• _What is needed_
Print all of the lines exactly. Any picture among them stays out.

• _Data excerpt_
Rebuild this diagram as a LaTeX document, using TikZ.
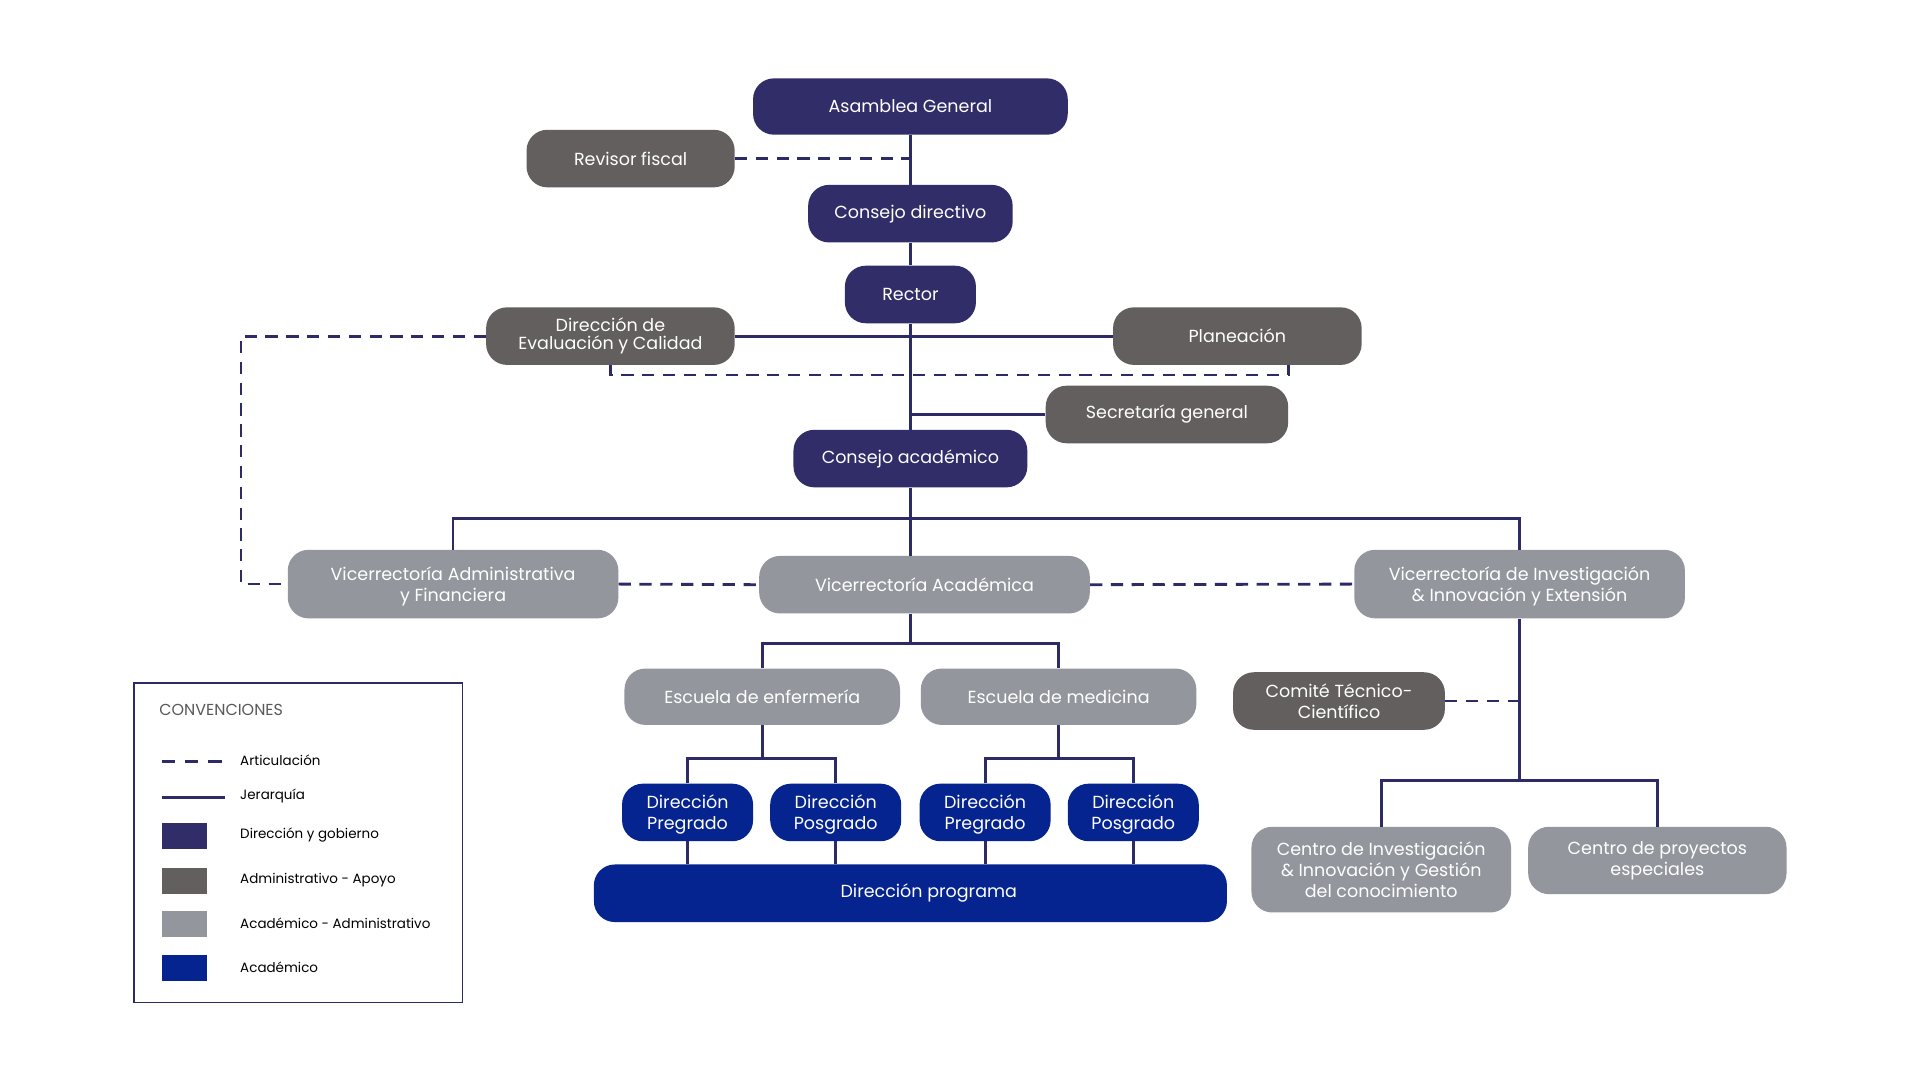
\documentclass[tikz,border=0pt]{standalone}
\usepackage{fontspec}
\setmainfont{Poppins}
\definecolor{cgov}{HTML}{302D68}
\definecolor{cadm}{HTML}{625F5E}
\definecolor{caca}{HTML}{93969C}
\definecolor{cacad}{HTML}{06248F}
\definecolor{cline}{HTML}{2D2B66}
\begin{document}
\begin{tikzpicture}[x=1pt,y=-1pt,
  orgbox/.style={rounded corners=17pt, minimum height=47pt, text=white, align=center,
    inner sep=0pt, font=\fontsize{14.3}{17}\selectfont},
  gov/.style={orgbox, fill=cgov},
  adm/.style={orgbox, fill=cadm},
  aca/.style={orgbox, fill=caca},
  acad/.style={orgbox, fill=cacad},
  hier/.style={draw=cline, line width=2.3pt},
  art/.style={draw=cline, line width=2.3pt, dash pattern=on 10pt off 7pt},
  legtxt/.style={anchor=west, inner sep=0pt, font=\fontsize{11}{13}\selectfont, text=black},
  legsq/.style={minimum width=37pt, minimum height=21pt, inner sep=0pt}
]
\useasboundingbox[fill=white] (0,0) rectangle (1568,882);

% nodes
\node[gov, minimum width=257pt, minimum height=46pt] (asamblea) at (743.5,87) {Asamblea General};
\node[adm, minimum width=170pt] (revisor) at (515,129.5) {Revisor fiscal};
\node[gov, minimum width=167pt] (consdir) at (743.5,174.5) {Consejo directivo};
\node[gov, minimum width=107pt] (rector) at (743.5,240.5) {Rector};
\node[adm, minimum width=203pt, font=\fontsize{14.3}{15}\selectfont] (dec) at (498.5,274.5) {Dirección de\\Evaluación y Calidad};
\node[adm, minimum width=203pt] (plan) at (1010.5,274.5) {Planeación};
\node[adm, minimum width=198pt] (secre) at (953,338.5) {Secretaría general};
\node[gov, minimum width=191pt] (consacad) at (743.5,374.5) {Consejo académico};
\node[aca, minimum width=270pt, minimum height=56pt] (vaf) at (370,477) {\rule{0pt}{15pt}Vicerrectoría Administrativa\\y Financiera};
\node[aca, minimum width=270pt] (va) at (755,477.5) {Vicerrectoría Académica};
\node[aca, minimum width=270pt, minimum height=56pt] (vie) at (1241,477) {\rule{0pt}{15pt}Vicerrectoría de Investigación\\\& Innovación y Extensión};
\node[aca, minimum width=225pt, minimum height=46pt] (enf) at (622.5,569) {Escuela de enfermería};
\node[aca, minimum width=225pt, minimum height=46pt] (med) at (864.5,569) {Escuela de medicina};
\node[acad, minimum width=107pt] (dp1) at (561.5,663.5) {\rule{0pt}{14pt}Dirección\\Pregrado};
\node[acad, minimum width=107pt] (dpo1) at (682.5,663.5) {\rule{0pt}{14pt}Dirección\\Posgrado};
\node[acad, minimum width=107pt] (dp2) at (804.5,663.5) {\rule{0pt}{14pt}Dirección\\Pregrado};
\node[acad, minimum width=107pt] (dpo2) at (925.5,663.5) {\rule{0pt}{14pt}Dirección\\Posgrado};
\node[acad, minimum width=517pt] (prog) at (743.5,729.5) {\hspace*{30pt}Dirección programa};
\node[adm, minimum width=173pt] (comite) at (1093.5,572.5) {Comité Técnico-\\Científico};
\node[aca, minimum width=212pt, minimum height=70pt, anchor=north] (ciig) at (1128,675) {Centro de Investigación\\\& Innovación y Gestión\\del conocimiento};
\node[aca, minimum width=211pt, minimum height=55pt, anchor=north] (cpe) at (1353.5,675) {Centro de proyectos\\especiales};

% hierarchy
\draw[hier] (asamblea.south) -- (consdir.north);
\draw[hier] (consdir.south) -- (rector.north);
\draw[hier] (rector.south) -- (consacad.north);
\draw[hier] (dec.east) -- (plan.west);
\draw[hier] (rector.south |- secre.west) -- (secre.west);
\draw[hier] (consacad.south) -- ++(0,25) coordinate (bar1);
\draw[hier] (vaf.north) |- (bar1) -| (vie.north);
\draw[hier] (bar1) -- (bar1 |- va.north);
\draw[hier] (bar1 |- va.south) -- ++(0,24) coordinate (bar2);
\draw[hier] (enf.north) |- (bar2) -| (med.north);
\draw[hier] (enf.south) -- ++(0,27) coordinate (bar3);
\draw[hier] (dp1.north) |- (bar3) -| (dpo1.north);
\draw[hier] (med.south) -- ++(0,27) coordinate (bar4);
\draw[hier] (dp2.north) |- (bar4) -| (dpo2.north);
\draw[hier] (dp1.south) -- (dp1.south |- prog.north);
\draw[hier] (dpo1.south) -- (dpo1.south |- prog.north);
\draw[hier] (dp2.south) -- (dp2.south |- prog.north);
\draw[hier] (dpo2.south) -- (dpo2.south |- prog.north);
\draw[hier] (vie.south) -- ++(0,132) coordinate (bar5);
\draw[hier] (ciig.north) |- (bar5) -| (cpe.north);

% articulation
\draw[art] (revisor.east) -- (revisor.east -| asamblea.south);
\draw[art] (dec.south) -- ++(0,8) -| ([xshift=42pt]plan.south);
\draw[art] (dec.west) -- ++(-200,0) |- (vaf.west);
\draw[art] (vaf.east) -- (va.west);
\draw[art] (va.east) -- (vie.west);
\draw[art] (comite.east) -- (comite.east -| vie.south);

% legend
\node[draw=cline, line width=1.5pt, minimum width=268pt, minimum height=261pt, anchor=north west, inner sep=0pt] (legend) at (109,557) {};
\node[anchor=west, inner sep=0pt, text=black!65, font=\fontsize{13}{15}\selectfont] (legtitle) at (130,580) {CONVENCIONES};
\coordinate (la1) at (132,622); \coordinate (la2) at (182,622);
\draw[draw=cline, line width=2.6pt, dash pattern=on 11pt off 8pt] (la1) -- (la2);
\node[legtxt] (lart) at (196,621) {Articulación};
\coordinate (lj1) at (132,651); \coordinate (lj2) at (184,651);
\draw[draw=cline, line width=2.6pt] (lj1) -- (lj2);
\node[legtxt] (ljer) at (196,650) {Jerarquía};
\node[legsq, fill=cgov, anchor=west] (sq1) at (132,682.5) {};
\node[legtxt] (lgov) at (196,682) {Dirección y gobierno};
\node[legsq, fill=cadm, anchor=west] (sq2) at (132,719.5) {};
\node[legtxt] (ladm) at (196,719) {Administrativo - Apoyo};
\node[legsq, fill=caca, anchor=west] (sq3) at (132,754.5) {};
\node[legtxt] (laca) at (196,754) {Académico - Administrativo};
\node[legsq, fill=cacad, anchor=west] (sq4) at (132,790.5) {};
\node[legtxt] (lacad) at (196,790) {Académico};
\end{tikzpicture}
\end{document}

• _Worked solution_
Rebuild this diagram as a LaTeX document, using TikZ.
\documentclass[tikz,border=0pt]{standalone}
\usepackage{fontspec}
\setmainfont{Poppins}
\definecolor{cgov}{HTML}{302D68}
\definecolor{cadm}{HTML}{625F5E}
\definecolor{caca}{HTML}{93969C}
\definecolor{cacad}{HTML}{06248F}
\definecolor{cline}{HTML}{2D2B66}
\begin{document}
\begin{tikzpicture}[x=1pt,y=-1pt,
  orgbox/.style={rounded corners=17pt, minimum height=47pt, text=white, align=center,
    inner sep=0pt, font=\fontsize{14.3}{17}\selectfont},
  gov/.style={orgbox, fill=cgov},
  adm/.style={orgbox, fill=cadm},
  aca/.style={orgbox, fill=caca},
  acad/.style={orgbox, fill=cacad},
  hier/.style={draw=cline, line width=2.3pt},
  art/.style={draw=cline, line width=2.3pt, dash pattern=on 10pt off 7pt},
  legtxt/.style={anchor=west, inner sep=0pt, font=\fontsize{11}{13}\selectfont, text=black},
  legsq/.style={minimum width=37pt, minimum height=21pt, inner sep=0pt}
]
\useasboundingbox[fill=white] (0,0) rectangle (1568,882);

% nodes
\node[gov, minimum width=257pt, minimum height=46pt] (asamblea) at (743.5,87) {Asamblea General};
\node[adm, minimum width=170pt] (revisor) at (515,129.5) {Revisor fiscal};
\node[gov, minimum width=167pt] (consdir) at (743.5,174.5) {Consejo directivo};
\node[gov, minimum width=107pt] (rector) at (743.5,240.5) {Rector};
\node[adm, minimum width=203pt, font=\fontsize{14.3}{15}\selectfont] (dec) at (498.5,274.5) {Dirección de\\Evaluación y Calidad};
\node[adm, minimum width=203pt] (plan) at (1010.5,274.5) {Planeación};
\node[adm, minimum width=198pt] (secre) at (953,338.5) {Secretaría general};
\node[gov, minimum width=191pt] (consacad) at (743.5,374.5) {Consejo académico};
\node[aca, minimum width=270pt, minimum height=56pt] (vaf) at (370,477) {\rule{0pt}{15pt}Vicerrectoría Administrativa\\y Financiera};
\node[aca, minimum width=270pt] (va) at (755,477.5) {Vicerrectoría Académica};
\node[aca, minimum width=270pt, minimum height=56pt] (vie) at (1241,477) {\rule{0pt}{15pt}Vicerrectoría de Investigación\\\& Innovación y Extensión};
\node[aca, minimum width=225pt, minimum height=46pt] (enf) at (622.5,569) {Escuela de enfermería};
\node[aca, minimum width=225pt, minimum height=46pt] (med) at (864.5,569) {Escuela de medicina};
\node[acad, minimum width=107pt] (dp1) at (561.5,663.5) {\rule{0pt}{14pt}Dirección\\Pregrado};
\node[acad, minimum width=107pt] (dpo1) at (682.5,663.5) {\rule{0pt}{14pt}Dirección\\Posgrado};
\node[acad, minimum width=107pt] (dp2) at (804.5,663.5) {\rule{0pt}{14pt}Dirección\\Pregrado};
\node[acad, minimum width=107pt] (dpo2) at (925.5,663.5) {\rule{0pt}{14pt}Dirección\\Posgrado};
\node[acad, minimum width=517pt] (prog) at (743.5,729.5) {\hspace*{30pt}Dirección programa};
\node[adm, minimum width=173pt] (comite) at (1093.5,572.5) {Comité Técnico-\\Científico};
\node[aca, minimum width=212pt, minimum height=70pt, anchor=north] (ciig) at (1128,675) {Centro de Investigación\\\& Innovación y Gestión\\del conocimiento};
\node[aca, minimum width=211pt, minimum height=55pt, anchor=north] (cpe) at (1353.5,675) {Centro de proyectos\\especiales};

% hierarchy
\draw[hier] (asamblea.south) -- (consdir.north);
\draw[hier] (consdir.south) -- (rector.north);
\draw[hier] (rector.south) -- (consacad.north);
\draw[hier] (dec.east) -- (plan.west);
\draw[hier] (rector.south |- secre.west) -- (secre.west);
\draw[hier] (consacad.south) -- ++(0,25) coordinate (bar1);
\draw[hier] (vaf.north) |- (bar1) -| (vie.north);
\draw[hier] (bar1) -- (bar1 |- va.north);
\draw[hier] (bar1 |- va.south) -- ++(0,24) coordinate (bar2);
\draw[hier] (enf.north) |- (bar2) -| (med.north);
\draw[hier] (enf.south) -- ++(0,27) coordinate (bar3);
\draw[hier] (dp1.north) |- (bar3) -| (dpo1.north);
\draw[hier] (med.south) -- ++(0,27) coordinate (bar4);
\draw[hier] (dp2.north) |- (bar4) -| (dpo2.north);
\draw[hier] (dp1.south) -- (dp1.south |- prog.north);
\draw[hier] (dpo1.south) -- (dpo1.south |- prog.north);
\draw[hier] (dp2.south) -- (dp2.south |- prog.north);
\draw[hier] (dpo2.south) -- (dpo2.south |- prog.north);
\draw[hier] (vie.south) -- ++(0,132) coordinate (bar5);
\draw[hier] (ciig.north) |- (bar5) -| (cpe.north);

% articulation
\draw[art] (revisor.east) -- (revisor.east -| asamblea.south);
\draw[art] (dec.south) -- ++(0,8) -| ([xshift=42pt]plan.south);
\draw[art] (dec.west) -- ++(-200,0) |- (vaf.west);
\draw[art] (vaf.east) -- (va.west);
\draw[art] (va.east) -- (vie.west);
\draw[art] (comite.east) -- (comite.east -| vie.south);

% legend
\node[draw=cline, line width=1.5pt, minimum width=268pt, minimum height=261pt, anchor=north west, inner sep=0pt] (legend) at (109,557) {};
\node[anchor=west, inner sep=0pt, text=black!65, font=\fontsize{13}{15}\selectfont] (legtitle) at (130,580) {CONVENCIONES};
\coordinate (la1) at (132,622); \coordinate (la2) at (182,622);
\draw[draw=cline, line width=2.6pt, dash pattern=on 11pt off 8pt] (la1) -- (la2);
\node[legtxt] (lart) at (196,621) {Articulación};
\coordinate (lj1) at (132,651); \coordinate (lj2) at (184,651);
\draw[draw=cline, line width=2.6pt] (lj1) -- (lj2);
\node[legtxt] (ljer) at (196,650) {Jerarquía};
\node[legsq, fill=cgov, anchor=west] (sq1) at (132,682.5) {};
\node[legtxt] (lgov) at (196,682) {Dirección y gobierno};
\node[legsq, fill=cadm, anchor=west] (sq2) at (132,719.5) {};
\node[legtxt] (ladm) at (196,719) {Administrativo - Apoyo};
\node[legsq, fill=caca, anchor=west] (sq3) at (132,754.5) {};
\node[legtxt] (laca) at (196,754) {Académico - Administrativo};
\node[legsq, fill=cacad, anchor=west] (sq4) at (132,790.5) {};
\node[legtxt] (lacad) at (196,790) {Académico};
\end{tikzpicture}
\end{document}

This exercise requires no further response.